## What is required
Give back exactly the lines from the beginning of the listing below to the line holding "55, 50, 45];", both ends included; the pictures stay out.

**** Material provided ****

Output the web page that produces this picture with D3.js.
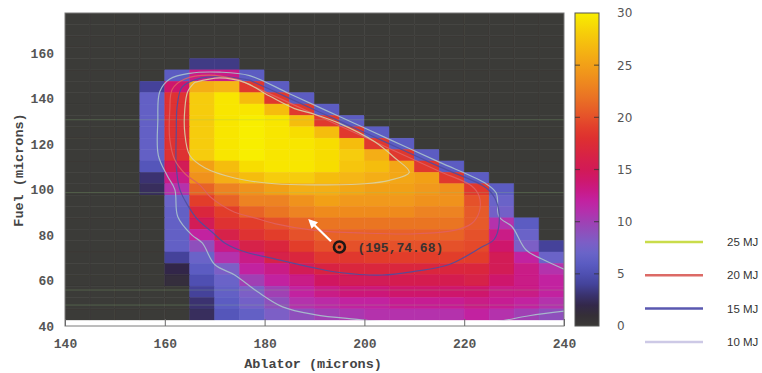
<!DOCTYPE html>
<html>
<head>
<meta charset="utf-8">
<script src="https://cdn.jsdelivr.net/npm/d3@7"></script>
<style>
  html, body { margin: 0; padding: 0; background: #fff; }
  svg { display: block; }
</style>
</head>
<body>
<svg id="chart" width="762" height="373"></svg>
<script>
// cell centres (microns); each cell is 5 x 5
const ablator = [142.5, 147.5, 152.5, 157.5, 162.5, 167.5, 172.5, 177.5, 182.5, 187.5,
                 192.5, 197.5, 202.5, 207.5, 212.5, 217.5, 222.5, 227.5, 232.5, 237.5];
const fuel = [175, 170, 165, 160, 155, 150, 145, 140, 135, 130, 125, 120, 115, 110,
              105, 100, 95, 90, 85, 80, 75, 70, 65, 60, 55, 50, 45];

// colour value per cell, rows top (175) to bottom (45)
const yieldGrid = [
  [0,0,0,0,0,0,0,0,0,0,0,0,0,0,0,0,0,0,0,0],
  [0,0,0,0,0,0,0,0,0,0,0,0,0,0,0,0,0,0,0,0],
  [0,0,0,0,0,0,0,0,0,0,0,0,0,0,0,0,0,0,0,0],
  [0,0,0,0,0,0,0,0,0,0,0,0,0,0,0,0,0,0,0,0],
  [0,0,0,0,0,3.5,3.5,0,0,0,0,0,0,0,0,0,0,0,0,0],
  [0,0,0,0,6,13,13,6,0,0,0,0,0,0,0,0,0,0,0,0],
  [0,0,0,4,14,26,26.5,18.5,6,0,0,0,0,0,0,0,0,0,0,0],
  [0,0,0,6.5,18,28,29.5,27,18.5,6,0,0,0,0,0,0,0,0,0,0],
  [0,0,0,6.5,18,28,29.5,29.5,27,18.5,6,0,0,0,0,0,0,0,0,0],
  [0,0,0,6.5,18,28,29.5,30,29.5,27,18.5,6,0,0,0,0,0,0,0,0],
  [0,0,0,6.5,18,28,29.5,30,29.5,29,27,18.5,6,0,0,0,0,0,0,0],
  [0,0,0,6.5,18,28,29.5,30,29.5,29.5,29,27,18.5,6,0,0,0,0,0,0],
  [0,0,0,6.5,18,28,29.5,30,29.5,29.5,29,28,26,18.5,6,0,0,0,0,0],
  [0,0,0,5.5,15,25,27,29,29.5,29.5,29,27.5,27,25.5,18.5,6,0,0,0,0],
  [0,0,0,3,13,24,26,27,28,28,27,26.5,26,25.5,25,18.5,6,0,0,0],
  [0,0,0,2.5,11,21,23,24,25,26,26,25.5,25,25,24.5,24,18.5,6,0,0],
  [0,0,0,0,7,19,21,23,23,24,25,24.5,24.5,24.5,24,24,20,7,0,0],
  [0,0,0,0,6.5,17,19,21,22,23,23.5,23.5,23.5,23.5,23,23,20.5,7.5,0,0],
  [0,0,0,0,6.5,15,18,19,20,21,22,22,22,22,22,22,20.5,11,6,0],
  [0,0,0,0,6.5,12,16,18,19,20,21,21,21,21,21,21,20,13,7,0],
  [0,0,0,0,6.5,9,13,16,17,19,20,20,20,20,20,20,19.5,14,8,4],
  [0,0,0,0,4,7,11,13,16,17,18.5,18.5,19,19,19,19,19,15,12,7],
  [0,0,0,0,2,6,8,12,13,15,16.5,17,17,17,17,17,17,15,13,11],
  [0,0,0,0,1.3,5,7,10,12,13,14.5,15,15,15.5,15.5,15.5,16,14,13,12],
  [0,0,0,0,0,4,6.5,8,10,12,13,13.5,13.5,14,14,14,14,13,13,12],
  [0,0,0,0,0,3,6,7.5,9,11,11.5,12,12,12.5,12.5,12.5,13,12.5,12,11],
  [0,0,0,0,0,2.5,5.5,6.5,8,9,10,10.5,11,11,11,11,12,11,10,9]
];

const xTicks = [140, 160, 180, 200, 220, 240];
const yTicks = [40, 60, 80, 100, 120, 140, 160];
const cbTicks = [0, 5, 10, 15, 20, 25, 30];

const paletteStops = [0, 1, 2, 3, 4, 5, 6, 7, 8, 9, 10, 11, 12, 13, 14, 15, 16, 17, 18, 19, 20, 22, 24, 26, 28, 30];
const paletteColors = ['#3b3a37', '#352f37', '#33284a', '#3a3370', '#44439a', '#4f50b2', '#5b5cc2',
  '#6a64c8', '#7c5ec6', '#8e50bc', '#a040b4', '#b430ac', '#c222a0', '#c91a86', '#ce186c',
  '#d21a56', '#d6204a', '#da283c', '#de3030', '#e23e2c', '#e5512a', '#ea7424', '#f0921c',
  '#f4ae14', '#f6cc0a', '#f8ee00'];

// faint horizontal scan streaks in the source image (fuel units)
const scanLines = [130.6, 98.6, 55.8, 49.2];

// energy contours, [ablator, fuel]
const contour25 = [[166,147],[164.6,143],[164,135],[164,125],[165,115],[168,109.5],[174,105],[182,102.5],
  [190,102],[200,102.5],[205,104],[209,107.5],[206,114],[202,121],[195,129],[190,133],[186,135.5],
  [181,141],[176,147],[171,149],[166,147]];
const contour20 = [[175,148],[185,138],[195,128],[205,118],[215,108],[221.5,101.5],[223,97],[223,90],
  [221.5,85],[218,82],[210,80.5],[200,80.8],[190,82],[182,85],[178,87.5],[174,90],[171.4,93],[169,97],
  [167,102],[164,107],[162,113],[161,122],[161,135],[161.5,144],[164,148.5],[169,150.2],[175,148]];
const contour15 = [[177,148],[185,140],[195,130],[205,120],[215,110],[224.5,100.5],[226.4,95],[227,85],
  [226,78],[223.6,74.8],[217,67],[210,64],[203.6,62.4],[195,63.5],[190,65.5],[182,69.5],[176,72.6],
  [172,76.5],[169.4,81.4],[166.5,87],[164.6,93],[163,100],[162.3,110],[162.3,125],[162.5,137],
  [163.5,145],[167,148.8],[172,149.5],[177,148]];
const contour10 = [[240,65],[236,69],[232.4,73.4],[229.6,83.6],[227,88],[226.4,98.5],[224,103],
  [215,112],[205,122],[195,132],[185,142],[177,150],[171,151.5],[165,151],[161,148.5],[159,143],
  [158.6,130],[158.7,115],[160.5,106],[162,100],[162.6,88],[165.4,80],[167.5,76.5],[170,67],
  [174,62.4],[178.6,55],[183.6,48.4],[190,45],[198,43],[210,41],[225,41.5],[233,44.5],[240,46.5]];

const contours = [
  { name: '25 MJ', pts: contour25, plot: '#d8d0a4', key: '#c9dc4a' },
  { name: '20 MJ', pts: contour20, plot: '#e06060', key: '#dc6a66' },
  { name: '15 MJ', pts: contour15, plot: '#4e4ea0', key: '#5a58b0' },
  { name: '10 MJ', pts: contour10, plot: '#a8c2cc', key: '#cdc9e6' }
];

const optimum = [195, 74.68];
const arrowFrom = [193.3, 77.2];
const arrowTo = [189.4, 85.6];

const svg = d3.select('#chart');
const defs = svg.append('defs');

const x = d3.scaleLinear().domain([140, 240]).range([65, 564]);
const y = d3.scaleLinear().domain([40, 177.5]).range([326, 13]);
const color = d3.scaleLinear().domain(paletteStops).range(paletteColors).clamp(true);

defs.append('filter').attr('id', 'soft')
  .attr('x', 0).attr('y', 0).attr('width', 1).attr('height', 1)
  .append('feGaussianBlur').attr('stdDeviation', 0.6);

defs.append('clipPath').attr('id', 'clip')
  .append('rect')
  .attr('x', x(140)).attr('y', y(177.5))
  .attr('width', x(240) - x(140)).attr('height', y(42.5) - y(177.5));

// heatmap
const cells = [];
yieldGrid.forEach((row, i) => row.forEach((v, j) => cells.push({ ax: ablator[j], fu: fuel[i], v })));

const plot = svg.append('g').attr('clip-path', 'url(#clip)');
const heat = plot.append('g').attr('filter', 'url(#soft)');
heat.selectAll('rect')
  .data(cells)
  .enter()
  .append('rect')
  .attr('x', d => x(d.ax - 2.5))
  .attr('y', d => y(d.fu + 2.5))
  .attr('width', d => x(d.ax + 2.5) - x(d.ax - 2.5))
  .attr('height', d => y(d.fu - 2.5) - y(d.fu + 2.5))
  .attr('fill', d => color(d.v))
  .attr('stroke', d => color(d.v))
  .attr('stroke-width', 0.5);

plot.append('g')
  .selectAll('line')
  .data(scanLines)
  .enter()
  .append('line')
  .attr('x1', x(140)).attr('x2', x(240))
  .attr('y1', d => y(d)).attr('y2', d => y(d))
  .attr('stroke', '#8fc07a').attr('stroke-width', 1).attr('opacity', 0.28);

// contours
const line = d3.line().x(d => x(d[0])).y(d => y(d[1])).curve(d3.curveCatmullRom);
plot.append('g')
  .selectAll('path')
  .data(contours.slice().reverse())
  .enter()
  .append('path')
  .attr('d', d => line(d.pts))
  .attr('fill', 'none')
  .attr('stroke', d => d.plot)
  .attr('stroke-width', 1.2)
  .attr('opacity', 0.9);

// frame
svg.append('rect')
  .attr('x', x(140)).attr('y', y(177.5))
  .attr('width', x(240) - x(140)).attr('height', y(40) - y(177.5))
  .attr('fill', 'none').attr('stroke', '#7a7a7a').attr('stroke-width', 1);

const xAxis = svg.append('g')
  .attr('transform', `translate(0,${y(40)})`)
  .call(d3.axisBottom(x).tickValues(xTicks).tickSize(-7).tickPadding(13));
xAxis.select('.domain').remove();
xAxis.selectAll('line').attr('stroke', '#6a6a6a');
xAxis.selectAll('text')
  .attr('font-family', 'Liberation Mono, monospace').attr('font-size', 13)
  .attr('font-weight', 'bold').attr('fill', '#555');

const yAxis = svg.append('g')
  .attr('transform', `translate(${x(140)},0)`)
  .call(d3.axisLeft(y).tickValues(yTicks).tickSize(0).tickPadding(11));
yAxis.select('.domain').remove();
yAxis.selectAll('text')
  .attr('font-family', 'Liberation Mono, monospace').attr('font-size', 13)
  .attr('font-weight', 'bold').attr('fill', '#555');

svg.append('text')
  .attr('x', 313).attr('y', 368)
  .attr('text-anchor', 'middle')
  .attr('font-family', 'Liberation Mono, monospace').attr('font-size', 13.5)
  .attr('font-weight', 'bold').attr('fill', '#444')
  .text('Ablator (microns)');

svg.append('text')
  .attr('transform', 'translate(23,170) rotate(-90)')
  .attr('text-anchor', 'middle')
  .attr('font-family', 'Liberation Mono, monospace').attr('font-size', 13.5)
  .attr('font-weight', 'bold').attr('fill', '#444')
  .text('Fuel (microns)');

// optimum marker + arrow
defs.append('marker')
  .attr('id', 'head').attr('viewBox', '0 0 10 10')
  .attr('refX', 5).attr('refY', 5)
  .attr('markerWidth', 4.2).attr('markerHeight', 4.2)
  .attr('orient', 'auto-start-reverse')
  .append('path').attr('d', 'M0,0 L10,5 L0,10 Z').attr('fill', '#fff');

svg.append('line')
  .attr('x1', x(arrowFrom[0])).attr('y1', y(arrowFrom[1]))
  .attr('x2', x(arrowTo[0])).attr('y2', y(arrowTo[1]))
  .attr('stroke', '#fff').attr('stroke-width', 2.2)
  .attr('marker-end', 'url(#head)');

svg.append('circle')
  .attr('cx', x(optimum[0])).attr('cy', y(optimum[1])).attr('r', 5.5)
  .attr('fill', 'none').attr('stroke', '#1c1616').attr('stroke-width', 2.6);
svg.append('circle')
  .attr('cx', x(optimum[0])).attr('cy', y(optimum[1])).attr('r', 1.8)
  .attr('fill', '#2a1818');

svg.append('text')
  .attr('x', x(optimum[0]) + 18).attr('y', y(optimum[1]) + 4.5)
  .attr('font-family', 'Liberation Mono, monospace').attr('font-size', 13)
  .attr('font-weight', 'bold').attr('fill', '#3a3030')
  .text(`(${optimum[0]},${optimum[1]})`);

// colour bar
const cb = d3.scaleLinear().domain([0, 30]).range([326, 13]);
const grad = defs.append('linearGradient')
  .attr('id', 'cbgrad').attr('x1', 0).attr('y1', 1).attr('x2', 0).attr('y2', 0);
grad.selectAll('stop')
  .data(paletteStops)
  .enter()
  .append('stop')
  .attr('offset', d => d / 30)
  .attr('stop-color', (d, i) => paletteColors[i]);

svg.append('rect')
  .attr('x', 575).attr('y', cb(30))
  .attr('width', 24).attr('height', cb(0) - cb(30))
  .attr('fill', 'url(#cbgrad)').attr('stroke', '#555').attr('stroke-width', 1);

svg.append('g')
  .selectAll('line')
  .data(cbTicks.filter(t => t > 0 && t < 30).flatMap(t => [[575, t], [594, t]]))
  .enter()
  .append('line')
  .attr('x1', d => d[0]).attr('x2', d => d[0] + 5)
  .attr('y1', d => cb(d[1])).attr('y2', d => cb(d[1]))
  .attr('stroke', '#333').attr('stroke-width', 1.2).attr('opacity', 0.7);

const cbAxis = svg.append('g')
  .attr('transform', 'translate(599,0)')
  .call(d3.axisRight(cb).tickValues(cbTicks).tickSize(0).tickPadding(18));
cbAxis.select('.domain').remove();
cbAxis.selectAll('text')
  .attr('font-family', 'DejaVu Sans, sans-serif').attr('font-size', 12)
  .attr('fill', '#555');

// legend
const legend = svg.append('g')
  .selectAll('g')
  .data(contours)
  .enter()
  .append('g')
  .attr('transform', (d, i) => `translate(0,${242 + i * 33.3})`);
legend.append('line')
  .attr('x1', 645).attr('x2', 703)
  .attr('stroke', d => d.key).attr('stroke-width', 2.5);
legend.append('text')
  .attr('x', 727).attr('y', 4)
  .attr('font-family', 'Liberation Sans Narrow, Liberation Sans, sans-serif').attr('font-size', 11.5)
  .attr('fill', '#333')
  .text(d => d.name);
</script>
</body>
</html>
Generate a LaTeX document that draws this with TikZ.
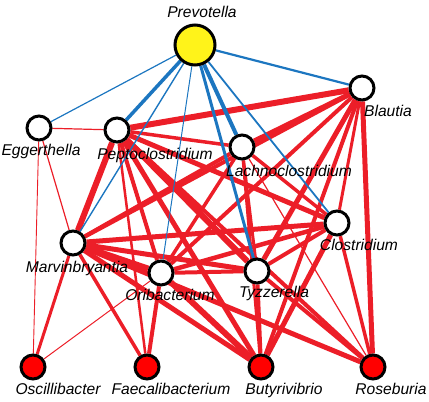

****

## Final result
Output the web page that produces this picture with D3.js.
<!DOCTYPE html>
<html>
<head>
<meta charset="utf-8">
<script src="https://cdn.jsdelivr.net/npm/d3@7"></script>
<style>
  html, body { margin: 0; padding: 0; background: #fff; }
  svg { display: block; }
</style>
</head>
<body>
<svg id="chart" width="762" height="373"></svg>
<script>
// cell centres (microns); each cell is 5 x 5
const ablator = [142.5, 147.5, 152.5, 157.5, 162.5, 167.5, 172.5, 177.5, 182.5, 187.5,
                 192.5, 197.5, 202.5, 207.5, 212.5, 217.5, 222.5, 227.5, 232.5, 237.5];
const fuel = [175, 170, 165, 160, 155, 150, 145, 140, 135, 130, 125, 120, 115, 110,
              105, 100, 95, 90, 85, 80, 75, 70, 65, 60, 55, 50, 45];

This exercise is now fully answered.